Notably, Bachega’s descriptions of both the October 2025 Gaza Strip ceasefire and the November 2024 Lebanon ceasefire fail to note many the breaches of those agreements by either Hamas or Hizballah.
“Israel’s military campaign in response killed more than 71,000 people, according to Gaza’s health ministry. And the Israeli military has continued to carry out attacks there despite a ceasefire that came into force five months ago.
The latest escalation in the decades-long conflict between Hezbollah and Israel started when the group fired rockets into Israel in retaliation for the killing of the Iranian supreme leader, Ayatollah Ali Khamenei, and in response to near-daily Israeli attacks on Lebanon despite a ceasefire that had been agreed on November 2024.”
As was the case in an audio ‘explainer’ of Hizballah aired days earlier on BBC World Service radio, Bachega misleads BBC audiences with regard to the origins of Hizballah.
“Lebanon’s government has vowed to disarm Hezbollah, which was created in the 1980s in response to Israel’s occupation of Lebanon during the 15-year Lebanese civil war. But, so far, the group has refused to discuss the future of its weapons.”

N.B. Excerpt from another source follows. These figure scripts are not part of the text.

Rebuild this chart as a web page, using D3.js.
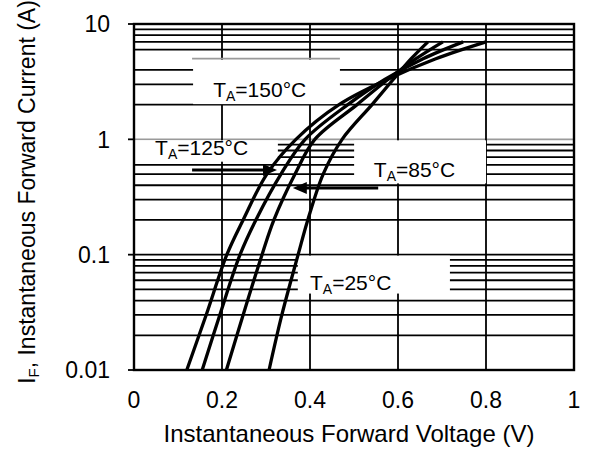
<!DOCTYPE html>
<html>
<head>
<meta charset="utf-8">
<script src="https://cdn.jsdelivr.net/npm/d3@7"></script>
<style>
  body { margin: 0; background: #fff; }
  svg text { font-family: "Liberation Sans", Arial, sans-serif; fill: #000; }
</style>
</head>
<body>
<div id="chart"></div>
<script>
// forward current (A) at which each curve was read
var currentA = [0.01, 0.03, 0.1, 0.2, 0.5, 1, 2, 3.3, 5, 7];
// forward voltage (V) per temperature, same order as currentA
var vf150 = [0.120, 0.164, 0.211, 0.248, 0.302, 0.368, 0.466, 0.575, 0.686, 0.800];
var vf125 = [0.155, 0.195, 0.241, 0.277, 0.334, 0.389, 0.486, 0.570, 0.657, 0.748];
var vf85  = [0.210, 0.248, 0.291, 0.318, 0.366, 0.411, 0.507, 0.577, 0.641, 0.702];
var vf25  = [0.307, 0.336, 0.373, 0.395, 0.430, 0.473, 0.541, 0.589, 0.630, 0.668];
var tempLabels = ["150", "125", "85", "25"];

var xTicks = [0, 0.2, 0.4, 0.6, 0.8, 1];
var xTickLabels = ["0", "0.2", "0.4", "0.6", "0.8", "1"];
var yTicks = [0.01, 0.1, 1, 10];
var yTickLabels = ["0.01", "0.1", "1", "10"];

var W = 590, H = 452;
var margin = {top: 24, right: 16, bottom: 82, left: 134};

var svg = d3.select("#chart").append("svg")
    .attr("width", W)
    .attr("height", H);

var x = d3.scaleLinear().domain([0, 1]).range([margin.left, W - margin.right]);
var y = d3.scaleLog().domain([0.01, 10]).range([H - margin.bottom, margin.top]);

// grid: every 1..9 in each decade, plus the 0.2 V verticals
var minor = [];
yTicks.slice(0, -1).forEach(function(d) {
  for (var k = 2; k <= 9; k++) minor.push(+(d * k).toPrecision(3));
});
var yGrid = yTicks.concat(minor);

// the 1 A line is grey in the original, the 5 A line only shows as the box edge
svg.append("g").selectAll("line")
    .data(yGrid)
  .enter().append("line")
    .attr("x1", x(0)).attr("x2", x(1))
    .attr("y1", function(d) { return y(d); })
    .attr("y2", function(d) { return y(d); })
    .attr("stroke", function(d) { return d === 1 ? "#9a9a9a" : (d === 5 ? "none" : "#000"); })
    .attr("stroke-width", 1.8);

svg.append("g").selectAll("line")
    .data(xTicks)
  .enter().append("line")
    .attr("x1", function(d) { return x(d); })
    .attr("x2", function(d) { return x(d); })
    .attr("y1", y(10)).attr("y2", y(0.01))
    .attr("stroke", "#000")
    .attr("stroke-width", 1.8);

// label boxes (white, hide the grid underneath)
var notes = [
  {t: tempLabels[0], x0: 0.132, x1: 0.468, i0: 5, i1: 2.02, tx: 0.18, ti: 2.33},
  {t: tempLabels[1], x0: 0.0, x1: 0.327, i0: 1, i1: 0.64, tx: 0.048, ti: 0.73},
  {t: tempLabels[2], x0: 0.498, x1: 0.80, i0: 1, i1: 0.415, tx: 0.545, ti: 0.47},
  {t: tempLabels[3], x0: 0.37, x1: 0.718, i0: 0.1, i1: 0.046, tx: 0.40, ti: 0.049}
];

var boxes = svg.append("g").selectAll("g")
    .data(notes)
  .enter().append("g");

boxes.append("rect")
    .attr("x", function(d) { return x(d.x0) + 1; })
    .attr("y", function(d) { return y(d.i0) + 1; })
    .attr("width", function(d) { return x(d.x1) - x(d.x0) - 1; })
    .attr("height", function(d) { return y(d.i1) - y(d.i0) - 1; })
    .attr("fill", "#fff");

// grey top edge on the 150 box
boxes.filter(function(d, i) { return i === 0; }).append("line")
    .attr("x1", function(d) { return x(d.x0); })
    .attr("x2", function(d) { return x(d.x1); })
    .attr("y1", function(d) { return y(d.i0); })
    .attr("y2", function(d) { return y(d.i0); })
    .attr("stroke", "#9a9a9a").attr("stroke-width", 1.8);

// frame + decade ticks
svg.append("rect")
    .attr("x", x(0)).attr("y", y(10))
    .attr("width", x(1) - x(0)).attr("height", y(0.01) - y(10))
    .attr("fill", "none").attr("stroke", "#000").attr("stroke-width", 2.4);

svg.append("g").selectAll("line")
    .data(yTicks)
  .enter().append("line")
    .attr("x1", x(0) - 6).attr("x2", x(0))
    .attr("y1", function(d) { return y(d); })
    .attr("y2", function(d) { return y(d); })
    .attr("stroke", "#000").attr("stroke-width", 1.8);

svg.append("g").selectAll("text")
    .data(yTicks)
  .enter().append("text")
    .attr("x", 110)
    .attr("y", function(d) { return y(d); })
    .attr("dy", "0.36em")
    .attr("text-anchor", "end")
    .style("font-size", "23px")
    .text(function(d, i) { return yTickLabels[i]; });

svg.append("g").selectAll("text")
    .data(xTicks)
  .enter().append("text")
    .attr("x", function(d) { return x(d); })
    .attr("y", 408)
    .attr("text-anchor", "middle")
    .style("font-size", "23px")
    .text(function(d, i) { return xTickLabels[i]; });

// curves
var series = [vf150, vf125, vf85, vf25];
var line = d3.line()
    .x(function(d) { return x(d[0]); })
    .y(function(d) { return y(d[1]); })
    .curve(d3.curveCatmullRom.alpha(0.5));

svg.append("g").selectAll("path")
    .data(series)
  .enter().append("path")
    .attr("d", function(s) { return line(s.map(function(v, i) { return [v, currentA[i]]; })); })
    .attr("fill", "none")
    .attr("stroke", "#000")
    .attr("stroke-width", 3.3);

// arrows for 125 and 85
var arrows = [
  {from: 0.132, to: 0.325, i: 0.543},
  {from: 0.555, to: 0.361, i: 0.379}
];
arrows.forEach(function(a) {
  var dir = a.to > a.from ? 1 : -1;
  var tip = x(a.to), yy = y(a.i);
  svg.append("line")
      .attr("x1", x(a.from)).attr("x2", tip - dir * 10)
      .attr("y1", yy).attr("y2", yy)
      .attr("stroke", "#000").attr("stroke-width", 3);
  svg.append("path")
      .attr("d", "M" + tip + "," + yy + "L" + (tip - dir * 14) + "," + (yy - 6) +
                 "L" + (tip - dir * 14) + "," + (yy + 6) + "Z")
      .attr("fill", "#000");
});

// T_A labels
var lab = svg.append("g").selectAll("text")
    .data(notes)
  .enter().append("text")
    .attr("x", function(d) { return x(d.tx); })
    .attr("y", function(d) { return y(d.ti); })
    .style("font-size", "21px");
lab.append("tspan").text("T");
lab.append("tspan").attr("dy", 4).style("font-size", "14px").text("A");
lab.append("tspan").attr("dy", -4).text(function(d) { return "=" + d.t + "°C"; });

// axis titles
svg.append("text")
    .attr("x", 349)
    .attr("y", 442)
    .attr("text-anchor", "middle")
    .style("font-size", "24px")
    .text("Instantaneous Forward Voltage (V)");

var yt = svg.append("text")
    .attr("transform", "translate(35," + 192 + ") rotate(-90)")
    .attr("text-anchor", "middle")
    .style("font-size", "23px");
yt.append("tspan").text("I");
yt.append("tspan").attr("dy", 4).style("font-size", "15px").text("F");
yt.append("tspan").attr("dy", -4).text(", Instantaneous Forward Current (A)");
</script>
</body>
</html>
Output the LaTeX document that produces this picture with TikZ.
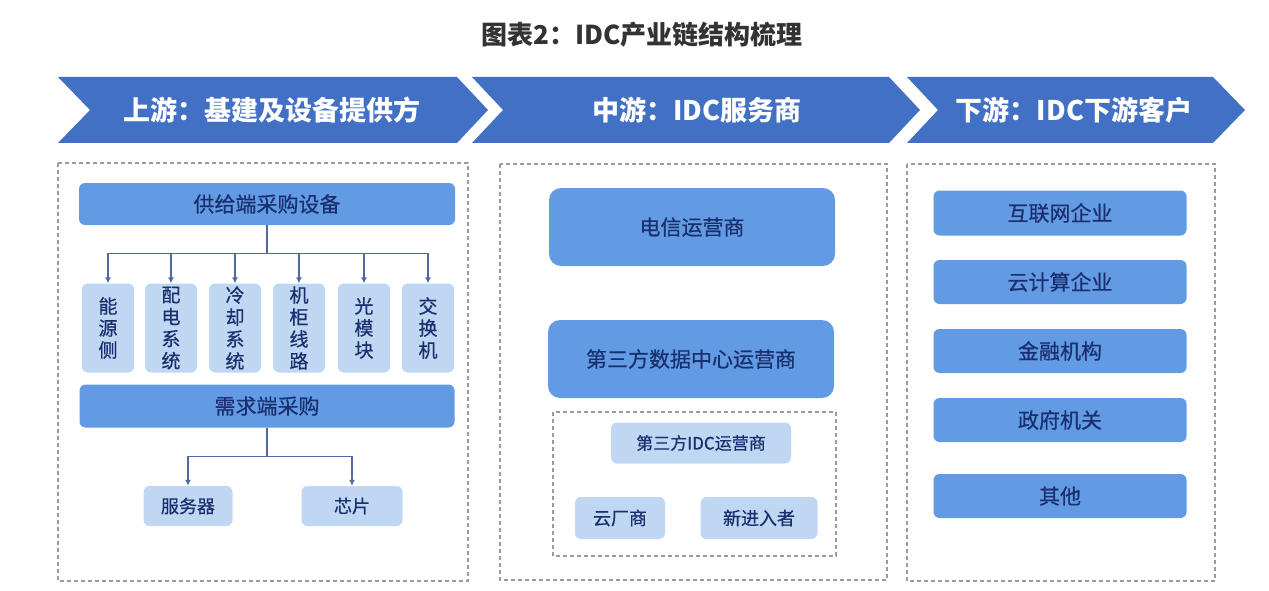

Clearly neither of these two reports by Hugo Bachega provide BBC audiences with the full range of information and background needed to understand either current or future events in Lebanon. Accurate portrayal of Hizballah as a terrorist organisation and clarification of the role it has played in pushing Lebanon to repeated crisis points, along with information concerning the failure of UNIFIL and the LAF to implement the UN resolutions which attempted to address the issues decades ago – and the Lebanese government’s lack of success in meeting the terms of the November 2024 ceasefire agreement – are an essential part of the story that the BBC once again fails to provide.